By following these steps and choosing the appropriate method, you can effectively smooth curves in your Python data analysis tasks.

import numpy as np
from scipy.signal import savgol_filter
from scipy.interpolate import make_interp_spline
import matplotlib.pyplot as plt

# Create some noisy data
x = np.linspace(0, 5, 20)
y = np.sin(x) + 0.5 * np.random.randn(20)  # Add random noise

# Smoothing using Savitzky-Golay filter
window_size = 11  # Number of points in the smoothing window (odd number recommended)
poly_order = 3  # Order of the polynomial fit
smoothed_y_sg = savgol_filter(y, window_size, poly_order)

# Smoothing using smoothing splines
spline = make_interp_spline(x, y, k=3)  # k is the smoothing parameter (higher k for smoother curve)
new_x_spline = np.linspace(min(x), max(x), 100)  # Create finer x-axis for smoother plot
smoothed_y_spline = spline(new_x_spline)

# Plot original, Savitzky-Golay filtered, and smoothed spline data
plt.plot(x, y, 'o', label='Original Data')
plt.plot(x, smoothed_y_sg, 'g-', label='Savitzky-Golay Filter')
plt.plot(new_x_spline, smoothed_y_spline, 'r-', label='Smoothing Spline (k=3)')
plt.xlabel('X-axis')
plt.ylabel('Y-axis')
plt.title('Original vs. Smoothed Curves')
plt.legend()
plt.grid(True)
plt.show()

This code demonstrates:

• Generating noisy data using sine function and random noise.
• Applying both Savitzky-Golay filter and smoothing spline methods.
• Tuning the parameters (window_size, poly_order, k) for each method.
• Creating a finer x-axis for a smoother plot with smoothing splines.
• Visualizing the original, smoothed (Savitzky-Golay), and smoothed (spline) data for comparison.

Gaussian Filter:

• This method applies a Gaussian kernel to the data, effectively averaging nearby points with weights based on their distance from the center. It's a good choice for smoothing random, high-frequency noise.

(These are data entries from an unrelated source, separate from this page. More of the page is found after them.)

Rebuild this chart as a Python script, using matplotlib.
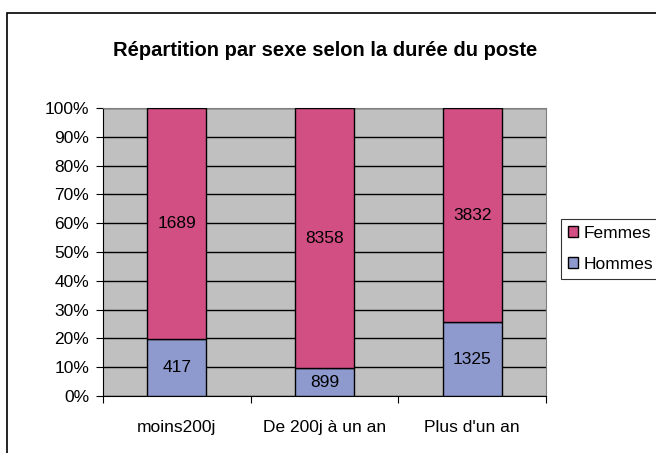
import numpy as np
import matplotlib.pyplot as plt
from matplotlib.patches import Rectangle
from matplotlib.ticker import PercentFormatter

plt.rcParams['font.family'] = ['Liberation Sans', 'DejaVu Sans']

# --- données ---
categories = ['moins200j', 'De 200j à un an', "Plus d'un an"]
hommes = np.array([417, 899, 1325])
femmes = np.array([1689, 8358, 3832])

total = hommes + femmes
p_h = hommes / total * 100
p_f = femmes / total * 100

fig = plt.figure(figsize=(6.56, 4.53), dpi=100)
fig.patch.set_facecolor('white')

# cadre du graphique
fig.patches.append(Rectangle((7 / 656, -0.1), 1.0, (453 - 13) / 453 + 0.1,
                             transform=fig.transFigure, fill=False,
                             edgecolor='black', lw=1.2))

ax = fig.add_axes([103 / 656, 57 / 453, 443 / 656, 288 / 453])
ax.set_facecolor('#C0C0C0')

x = np.arange(len(categories))
w = 0.4
b_h = ax.bar(x, p_h, w, color='#8E9ACE', edgecolor='black', lw=1, label='Hommes', zorder=3)
b_f = ax.bar(x, p_f, w, bottom=p_h, color='#D24F84', edgecolor='black', lw=1, label='Femmes', zorder=3)

for i in range(len(categories)):
    ax.text(x[i], p_h[i] / 2, str(hommes[i]), ha='center', va='center', fontsize=12.5, zorder=4)
    ax.text(x[i], p_h[i] + p_f[i] / 2, str(femmes[i]), ha='center', va='center', fontsize=12.5, zorder=4)

ax.set_xlim(-0.5, 2.5)
ax.set_ylim(0, 100)
ax.set_yticks(np.arange(0, 101, 10))
ax.yaxis.set_major_formatter(PercentFormatter(decimals=0))
ax.yaxis.grid(True, color='black', lw=1, zorder=1)
ax.set_axisbelow(True)

ax.set_xticks([-0.5, 0.5, 1.5, 2.5])
ax.set_xticklabels([])
ax.set_xticks(x, minor=True)
ax.set_xticklabels(categories, minor=True)
ax.tick_params(axis='x', which='minor', length=0, pad=17, labelsize=12.5)
ax.tick_params(axis='x', which='major', length=5, direction='out')
ax.tick_params(axis='y', length=5, direction='out', labelsize=12.5, pad=5)

ax.spines['top'].set_color('#808080')
ax.spines['right'].set_color('#808080')
ax.spines['left'].set_color('black')
ax.spines['bottom'].set_color('black')

fig.text(325 / 656, 1 - 50 / 453, 'Répartition par sexe selon la durée du poste',
         ha='center', va='center', fontsize=14.5, fontweight='bold')

handles = [b_f, b_h]
leg = fig.legend(handles, ['Femmes', 'Hommes'], loc='upper left',
                 bbox_to_anchor=(561 / 656, 1 - 219 / 453), fontsize=12.5,
                 frameon=True, fancybox=False, edgecolor='black',
                 handlelength=0.6, handleheight=0.6, handletextpad=0.3,
                 borderpad=0.4, labelspacing=0.9, borderaxespad=0)
leg.get_frame().set_linewidth(0.8)

fig.savefig('out.png', dpi=100)
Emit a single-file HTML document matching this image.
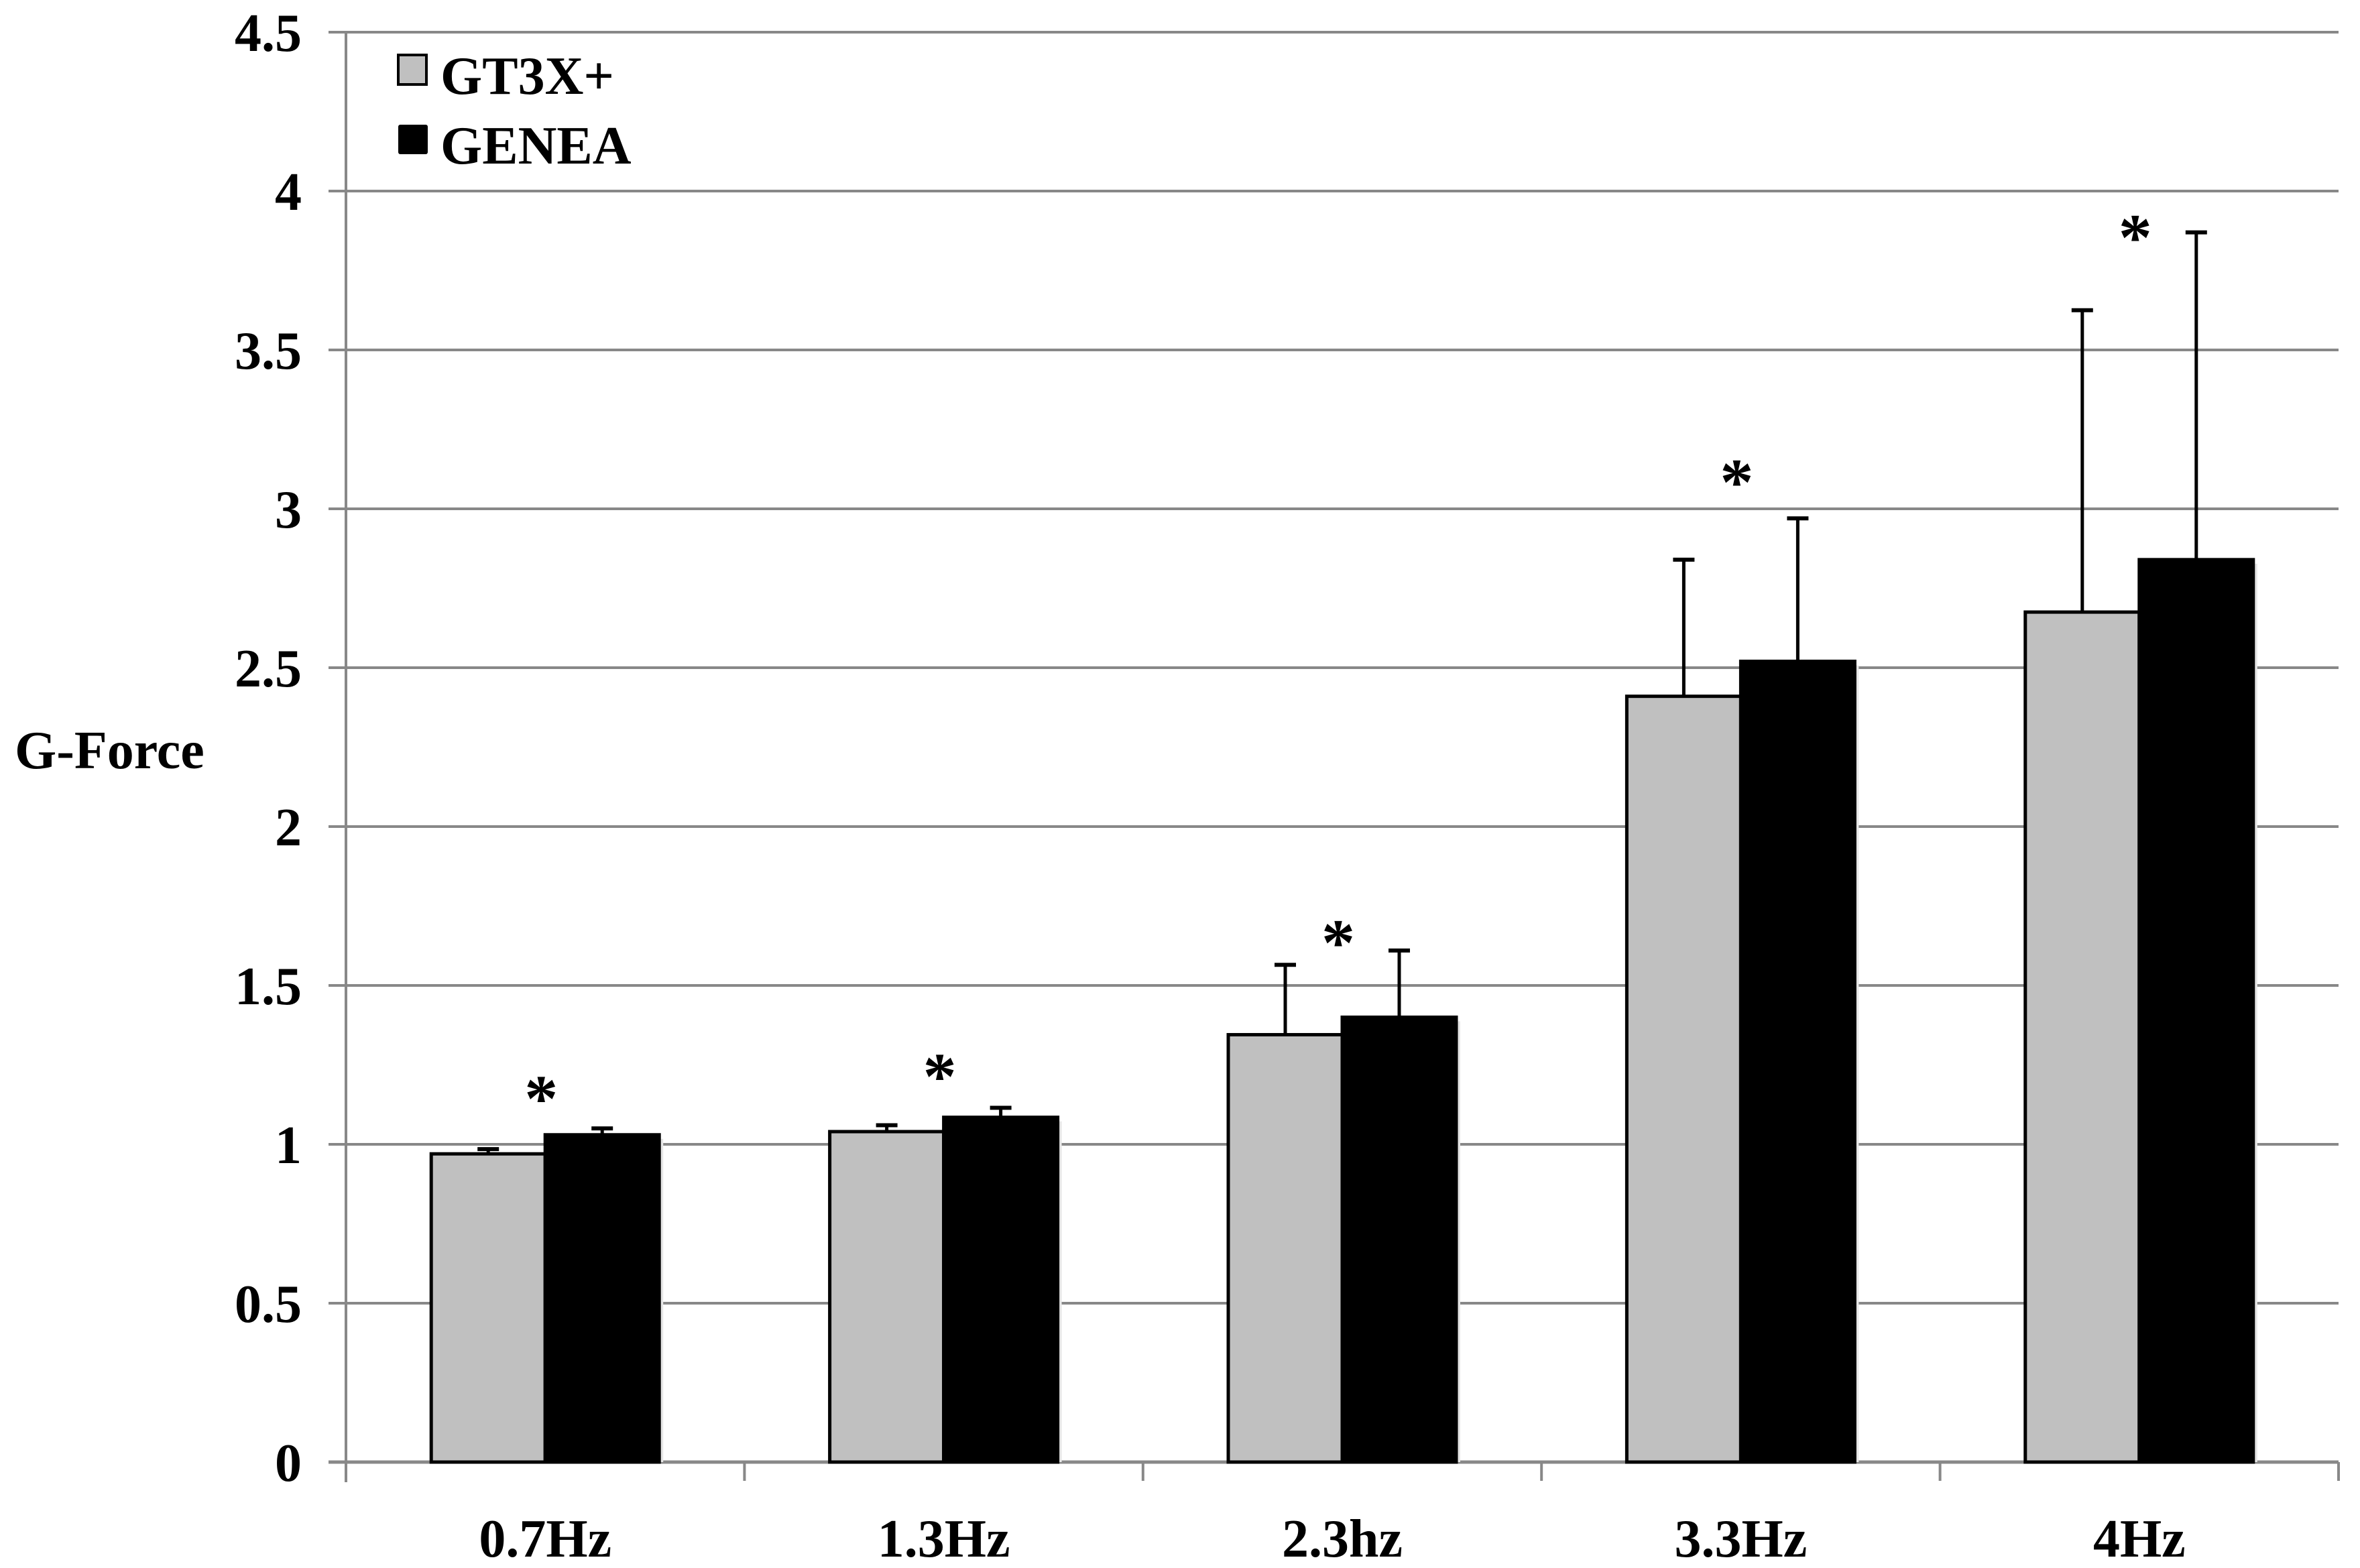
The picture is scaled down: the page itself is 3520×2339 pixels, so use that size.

from scipy.ndimage import gaussian_filter1d

smoothed_y_gaussian = gaussian_filter1d(y, sigma=2)  # Adjust sigma for smoothing strength

• This method replaces each data point with the median of its neighboring points. It's effective for removing outliers and impulsive noise but may not preserve sharp features.

from scipy.signal import medfilt

smoothed_y_median = medfilt(y, kernel_size=5)  # Adjust kernel_size for window size

Wavelet Denoising:

• This technique decomposes the data into wavelet coefficients and removes noise components from specific wavelet scales. It's powerful for handling different noise types with varying frequencies.

import pywt  # Install pywt library (pip install pywt)

wavelet = 'db4'  # Choose appropriate wavelet
levels = 3  # Number of decomposition levels
coeff = pywt.wavedec(y, wavelet, mode='per', level=levels)
threshold = np.std(y) / np.sqrt(len(y))  # Example thresholding method
coeff[1:] = (pywt.threshold(i, mode='soft', value=threshold) for i in coeff[1:])
smoothed_y_wavelet = pywt.waverec(coeff, wavelet, mode='per')

The best method depends on the characteristics of your noise and the desired level of smoothness. Here's a general guide:

• Gaussian filter: For random, high-frequency noise.
• Median filter: For impulsive noise or outliers.
• Savitzky-Golay filter: Versatile for various noise patterns.
• Smoothing splines: Offers control over smoothness but requires parameter tuning.
• Wavelet denoising: Powerful for handling multiple noise types at different frequencies.

Additional Tips:

• Explore documentation and tutorials for scipy.ndimage, scipy.signal, and pywt libraries for more details and advanced usage.
• Consider combining methods (e.g., applying a median filter followed by a Gaussian filter) for complex noise scenarios.
• Experiment with different parameters and methods to find the optimal approach for your specific data.